■ Short task ■
Working from the top of the listing below, retype each line through the line containing "import pandas as pd", both included, with no pictures.

■ Stored data ■
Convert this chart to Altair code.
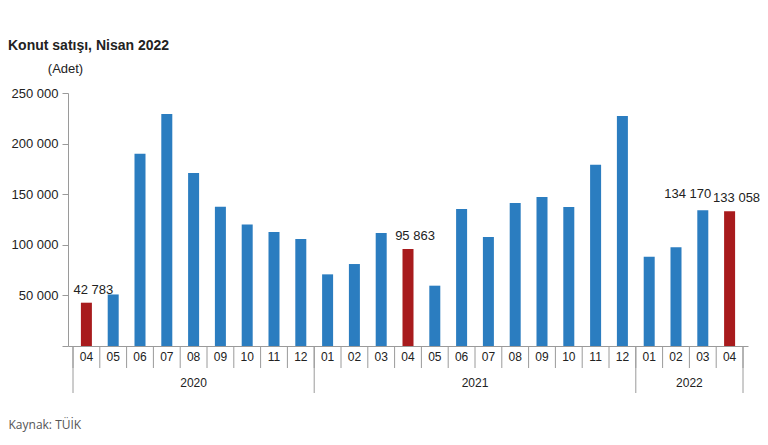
import altair as alt
import pandas as pd

years = ["2020"] * 9 + ["2021"] * 12 + ["2022"] * 4
months = ["04", "05", "06", "07", "08", "09", "10", "11", "12",
          "01", "02", "03", "04", "05", "06", "07", "08", "09", "10", "11", "12",
          "01", "02", "03", "04"]
values = [42783, 50936, 190012, 229357, 170990, 137500, 120000, 112700, 105700,
          70800, 81000, 111700, 95863, 59600, 135400, 107700, 141300, 147200, 137400, 179200, 227300,
          88300, 97500, 134170, 133058]
labelled = ["2020-04", "2021-04", "2022-03", "2022-04"]

year_names = ["2020", "2021", "2022"]
year_start = [0, 9, 21]
year_end = [9, 21, 25]

df = pd.DataFrame({"year": years, "month": months, "value": values})
df["idx"] = range(len(df))
df["key"] = df["year"] + "-" + df["month"]
df["hl"] = df["month"].eq("04").map({True: "red", False: "blue"})
df["label"] = [f"{v:,}".replace(",", " ") if k in labelled else "" for v, k in zip(values, df["key"])]

ydf = pd.DataFrame({"yname": year_names, "start": year_start, "end": year_end})
bounds = pd.DataFrame({"b": list(range(0, 26))})
ybounds = pd.DataFrame({"b": year_start + [year_end[-1]]})

W, H = 680, 253
FONT = "Liberation Sans"
TXT = "#222222"
GRID = "#9a9a9a"

xscale = alt.Scale(domain=[0, 25], nice=False, zero=False)
yscale = alt.Scale(domain=[0, 250000], nice=False)

base = alt.Chart(df).transform_calculate(pos="datum.idx + 0.5")

bars = base.mark_bar(size=11).encode(
    x=alt.X("pos:Q", scale=xscale,
            axis=alt.Axis(labels=False, ticks=False, grid=False, domainColor=GRID,
                          title="Kaynak: TÜİK", titleFont="Open Sans", titleFontSize=12,
                          titleFontWeight="normal", titleColor="#555555",
                          titleAnchor="start", titleAlign="left", titleX=-60, titleY=78,
                          titleBaseline="middle")),
    y=alt.Y("value:Q", scale=yscale,
            axis=alt.Axis(values=[0, 50000, 100000, 150000, 200000, 250000], grid=False,
                          labelExpr="datum.value == 0 ? '' : replace(format(datum.value, ','), ',', ' ')",
                          labelFont=FONT, labelFontSize=13, labelColor=TXT, labelPadding=4,
                          domainColor=GRID, tickColor=GRID, tickSize=6,
                          title="(Adet)", titleAngle=0, titleFont=FONT, titleFontSize=13,
                          titleFontWeight="normal", titleColor=TXT, titleX=-3, titleY=-25,
                          titleAlign="center", titleBaseline="middle")),
    color=alt.Color("hl:N", scale=alt.Scale(domain=["blue", "red"], range=["#2b7dc0", "#a81b1d"]),
                    legend=None),
)

lbl_main = base.transform_filter("datum.label != '' && datum.key != '2022-03'").mark_text(
    font=FONT, fontSize=13, color=TXT, dx=7, dy=-13, baseline="middle"
).encode(x=alt.X("pos:Q", scale=xscale), y=alt.Y("value:Q", scale=yscale), text="label:N")

lbl_left = base.transform_filter("datum.key == '2022-03'").mark_text(
    font=FONT, fontSize=13, color=TXT, dx=-15, dy=-16, baseline="middle"
).encode(x=alt.X("pos:Q", scale=xscale), y=alt.Y("value:Q", scale=yscale), text="label:N")

month_txt = base.mark_text(font=FONT, fontSize=12, color=TXT, baseline="middle").encode(
    x=alt.X("pos:Q", scale=xscale), y=alt.value(H + 11), text="month:N")

month_sep = alt.Chart(bounds).mark_rule(color=GRID, strokeWidth=1).encode(
    x=alt.X("b:Q", scale=xscale), y=alt.value(H), y2=alt.value(H + 22))

year_sep = alt.Chart(ybounds).mark_rule(color=GRID, strokeWidth=1).encode(
    x=alt.X("b:Q", scale=xscale), y=alt.value(H), y2=alt.value(H + 47))

year_txt = alt.Chart(ydf).transform_calculate(mid="(datum.start + datum.end) / 2").mark_text(
    font=FONT, fontSize=12, color=TXT, baseline="middle").encode(
    x=alt.X("mid:Q", scale=xscale), y=alt.value(H + 37), text="yname:N")

chart = alt.layer(bars, lbl_main, lbl_left, month_txt, month_sep, year_sep, year_txt).properties(
    width=W, height=H,
    background="white",
    autosize=alt.AutoSizeParams(type="none"),
    padding={"left": 60, "top": 85, "right": 12, "bottom": 90},
    title=alt.TitleParams("Konut satışı, Nisan 2022", anchor="start", frame="group",
                          font=FONT, fontSize=14, fontWeight="bold", color=TXT,
                          dx=-60, offset=9),
).configure_view(stroke=None)

chart.save("out.html", embed_options={"renderer": "svg", "actions": False})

■ Task response ■
Convert this chart to Altair code.
import altair as alt
import pandas as pd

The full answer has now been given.